I thought overnight was now required

The new BALOO syllabus requires an overnight camping experience.

Thanks. Do you know where in the syllabus I can reference that?

On page 15 of the syllabus, the staff is directed to “Assign camping spots by den.” Presumably, if it was contemplated that the participants might not be camping, it would have said, “If the participants will be camping overnight, assign camping spots by den.”

On page 17 of the syllabus, it says, “Participants should have settled into their campsites before coming to this session.” Again, it could have said, “Participants who are camping overnight should have settled…”

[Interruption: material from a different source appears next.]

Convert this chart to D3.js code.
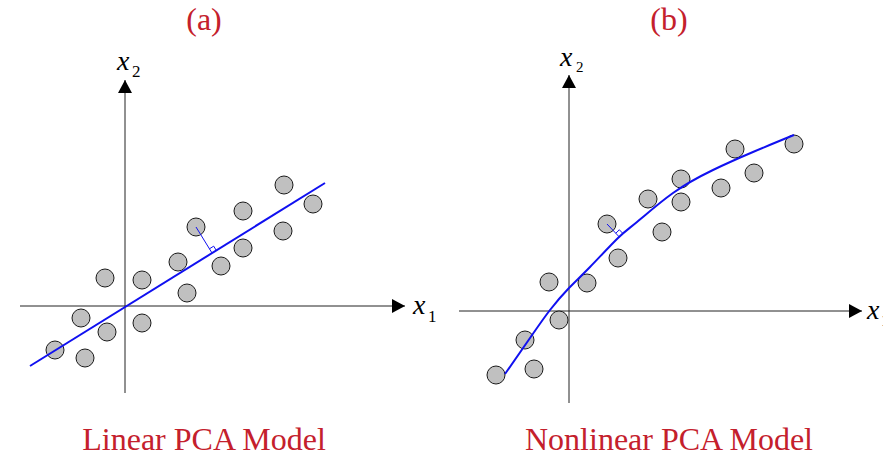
<!DOCTYPE html>
<html>
<head>
<meta charset="utf-8">
<script src="https://cdn.jsdelivr.net/npm/d3@7"></script>
<style>
  body { margin: 0; background: #fff; }
  text { font-family: "Liberation Serif", "Times New Roman", serif; }
</style>
</head>
<body>
<script>
const panelTitles = ["(a)", "(b)"];
const captions = ["Linear PCA Model", "Nonlinear PCA Model"];

// panel (a): observations and the first principal direction
const linX = [-7.0, -4.4, -4.0, -1.8, -2.0, 1.7, 1.7, 5.3, 6.2, 7.1, 9.6, 11.8, 15.8, 15.9, 11.8, 18.8];
const linY = [-4.4, -1.2, -5.2, -2.6, 2.8, 2.6, -1.7, 4.4, 1.3, 7.9, 4.0, 5.8, 7.5, 12.1, 9.5, 10.2];
const linFit = [[-9.5, -6.0], [20.0, 12.3]];
const linProjected = 9;

// panel (b): observations and the principal curve
const nonX = [-7.3, -3.5, -4.4, -1.0, -2.0, 1.8, 4.9, 9.3, 3.8, 7.9, 11.2, 11.2, 15.2, 16.6, 18.5, 22.5];
const nonY = [-6.4, -5.8, -2.9, -0.9, 2.9, 2.8, 5.3, 7.9, 8.7, 11.2, 13.2, 10.9, 12.3, 16.2, 13.8, 16.7];
const nonCurve = [[-6.4, -6.3], [-3.9, -2.7], [-1.9, 0.1], [0, 2.3], [2.1, 4.4], [4.9, 7.3],
                  [6.8, 8.9], [10.4, 11.8], [14.4, 14.1], [18.4, 15.9], [22.5, 17.6]];
const nonProjected = 8;

const W = 883, H = 457;
const red = "#c4202c", blue = "#1010f0";

const svg = d3.select("body").append("svg")
    .attr("width", W)
    .attr("height", H);

svg.append("defs").append("marker")
    .attr("id", "arrow")
    .attr("viewBox", "0 0 13 14")
    .attr("refX", 13).attr("refY", 7)
    .attr("markerWidth", 13).attr("markerHeight", 14)
    .attr("markerUnits", "userSpaceOnUse")
    .attr("orient", "auto")
    .append("path")
    .attr("d", "M0,0L13,7L0,14Z")
    .attr("fill", "#000");

const panels = [
    { title: panelTitles[0], caption: captions[0], cx: 204,
      xDom: [-10.5, 28], xRange: [20, 405], yDom: [-8.7, 22.6], yRange: [393, 80],
      xs: linX, ys: linY, fit: linFit, curve: d3.curveLinear, proj: linProjected,
      x2: { x: 117, y: 70, sx: 132, sy: 77, ss: 17 }, x1: { x: 413, y: 314, sx: 428, sy: 322 } },
    { title: panelTitles[1], caption: captions[1], cx: 669,
      xDom: [-11, 29.3], xRange: [459, 862], yDom: [-9.2, 23.6], yRange: [403, 75],
      xs: nonX, ys: nonY, fit: nonCurve, curve: d3.curveNatural, proj: nonProjected,
      x2: { x: 560, y: 66, sx: 576, sy: 72, ss: 15 }, x1: { x: 867, y: 319, sx: 881, sy: 326 } }
];

panels.forEach(function (p) {
    const g = svg.append("g");
    const x = d3.scaleLinear().domain(p.xDom).range(p.xRange),
        y = d3.scaleLinear().domain(p.yDom).range(p.yRange);

    // axes
    g.append("line")
        .attr("x1", x(p.xDom[0])).attr("x2", x(p.xDom[1]))
        .attr("y1", y(0)).attr("y2", y(0))
        .attr("stroke", "#222").attr("stroke-width", 1)
        .attr("marker-end", "url(#arrow)");
    g.append("line")
        .attr("x1", x(0)).attr("x2", x(0))
        .attr("y1", y(p.yDom[0])).attr("y2", y(p.yDom[1]))
        .attr("stroke", "#222").attr("stroke-width", 1)
        .attr("marker-end", "url(#arrow)");

    // axis labels
    const lab = function (a, sub) {
        const t = g.append("text").attr("fill", "#000");
        t.append("tspan").attr("x", a.x).attr("y", a.y)
            .attr("font-size", 28).attr("font-style", "italic").text("x");
        t.append("tspan").attr("x", a.sx).attr("y", a.sy)
            .attr("font-size", a.ss || 17).text(sub);
    };
    lab(p.x2, "2");
    lab(p.x1, "1");

    // data points
    const pts = p.xs.map((v, i) => [v, p.ys[i]]);
    g.selectAll("circle").data(pts).join("circle")
        .attr("cx", d => x(d[0])).attr("cy", d => y(d[1]))
        .attr("r", 9)
        .attr("fill", "#c0c0c0")
        .attr("stroke", "#1a1a1a").attr("stroke-width", 1);

    // principal line / curve
    const line = d3.line().x(d => x(d[0])).y(d => y(d[1])).curve(p.curve);
    const path = g.append("path")
        .attr("d", line(p.fit))
        .attr("fill", "none")
        .attr("stroke", blue).attr("stroke-width", 2);

    // orthogonal projection of one point onto the fit
    const node = path.node(), len = node.getTotalLength();
    const P = [x(pts[p.proj][0]), y(pts[p.proj][1])];
    let best = 0, bestD = Infinity;
    for (let s = 0; s <= len; s += 0.25) {
        const q = node.getPointAtLength(s);
        const d = (q.x - P[0]) ** 2 + (q.y - P[1]) ** 2;
        if (d < bestD) { bestD = d; best = s; }
    }
    const f = node.getPointAtLength(best),
        a = node.getPointAtLength(Math.max(0, best - 2)),
        b = node.getPointAtLength(Math.min(len, best + 2));
    let ux = b.x - a.x, uy = b.y - a.y;
    const ul = Math.hypot(ux, uy); ux /= ul; uy /= ul;
    let nx = P[0] - f.x, ny = P[1] - f.y;
    const nl = Math.hypot(nx, ny); nx /= nl; ny /= nl;
    const sq = 5;

    g.append("line")
        .attr("x1", P[0]).attr("y1", P[1])
        .attr("x2", f.x).attr("y2", f.y)
        .attr("stroke", blue).attr("stroke-width", 1);
    g.append("path")
        .attr("d", "M" + (f.x + sq * ux) + "," + (f.y + sq * uy) +
            "L" + (f.x + sq * ux + sq * nx) + "," + (f.y + sq * uy + sq * ny) +
            "L" + (f.x + sq * nx) + "," + (f.y + sq * ny))
        .attr("fill", "none")
        .attr("stroke", blue).attr("stroke-width", 1);

    // titles
    g.append("text")
        .attr("x", p.cx).attr("y", 30)
        .attr("text-anchor", "middle")
        .attr("font-size", 32).attr("fill", red)
        .text(p.title);
    g.append("text")
        .attr("x", p.cx).attr("y", 450)
        .attr("text-anchor", "middle")
        .attr("font-size", 32).attr("fill", red)
        .text(p.caption);
});
</script>
</body>
</html>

The overall tone of the syllabus assumes the participants are camping overnight. That includes the sample schedule. The syllabus does say that the sample schedule does not need to be followed as long as all session are presented. Of course, sleeping is not identified as a session. That would be an argument that you could squeeze the course into a single day. But, in my opinion, it is a weak argument and does not overcome the things it says on pages 15 and 17.

The sample agenda has two morning and one evening flag ceremonies. It is difficult to tell whether these are “sessions”, but the three flag ceremonies would be difficult to squeeze into a single day. You might find yourself doing the second flag raising in the dark.

The BALOO schedule is very tight with overnight camping. Trying to get it done in a single day might create unnecessary health and safety risks, Is it really a good idea to get participants to show up for the course at 7 am having already eaten breakfast, make them skip dinner and then send them home at about 10 pm? Will they be ok to drive after such a long day?

It strikes me as odd that there might be people who would want to get trained to take Cub Scouts camping but oppose camping overnight themselves as part of the process of that training. I feel as though the participants would be cheated of the full experience, if they took BALOO and didn’t camp overnight.